Holders will also receive accrued and unpaid interest on the Notes validly tendered and accepted for purchase from the August 15, 2017 interest payment date up to, but not including, the date the Company makes payment for such Notes, which date is anticipated to be October 2, 2017 (the “Settlement Date”).
Tendered notes may be withdrawn at any time at or prior to the earlier of (i) the Expiration Time, and (ii) if the tender offer is extended, the 10th business day after commencement of the tender offer; provided, however, that if the Company is required by law to permit withdrawal, then previously tendered Notes may be validly withdrawn to the extent required. In addition, tendered Notes may be withdrawn at any time after the 60th business day after the commencement of the tender offer if for any reason the offer has not been consummated within 60 business days after commencement of the tender offer. The Company reserves the right to terminate, withdraw or amend the tender offer at any time, subject to applicable law.

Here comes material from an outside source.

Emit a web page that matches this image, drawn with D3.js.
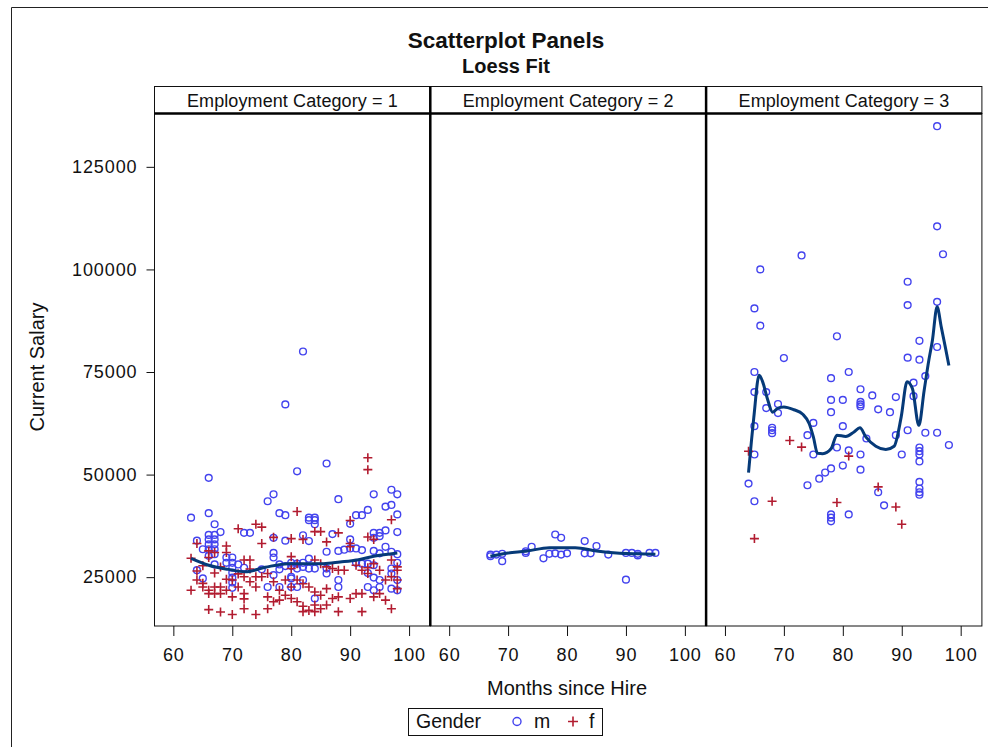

The tender offer is subject to the satisfaction or waiver of certain conditions, including the successful completion by the Company of a proposed debt financing transaction, the proceeds of which, together with cash on hand or available liquidity, will be sufficient to fund the repurchase of any and all outstanding Notes. If any Notes remain outstanding after the consummation of the tender offer, the Company expects (but is not obligated) to redeem such Notes in accordance with the terms and conditions set forth in the indenture governing the Notes; this press release does not constitute a notice of redemption under such indenture Notes.
The Company has engaged BofA Merrill Lynch, Citigroup Global Markets Inc. and Morgan Stanley & Co. LLC to act as joint lead dealer managers in connection with the tender offer, and has appointed Global Bondholder Services Corporation (“GBS”) to serve as the depositary and information agent for the tender offer.
For additional information regarding the terms of the tender offer, please contact BofA Merrill Lynch at 888-292-0070 (toll-free) or 980-387-3907 (collect), Citigroup at 800-558-3745 (toll-free) or 212-723-6106 (collect) or Morgan Stanley at 800-624-1808 (toll-free) or 212-761-1057 (collect). Questions regarding the tender offer should be directed to GBS at 212-430-3774 (banks and brokers) or 866-470-3700 (all others).
The complete terms and conditions of the tender offer are described in the offer to purchase and the related letter of transmittal and notice of guaranteed delivery. These documents are available at http://www.gbsc-usa.com/Blackstone/ and may also be obtained by contacting GBS by telephone.
None of the Company, the board of directors of Blackstone Group Management L.L.C., the dealer managers, GBS or the trustee for the Notes, or any of their respective affiliates, is making any recommendation as to whether holders should tender any Notes in response to the tender offer. Holders must make their own decision as to whether to tender any of their Notes and, if so, the principal amount of Notes to tender.
This announcement is not an offer to purchase or a solicitation of an offer to sell any securities and shall not constitute a notice of redemption under the indenture governing the Notes. The tender offer is being made solely by means of the offer to purchase and the related letter of transmittal and notice of guaranteed delivery.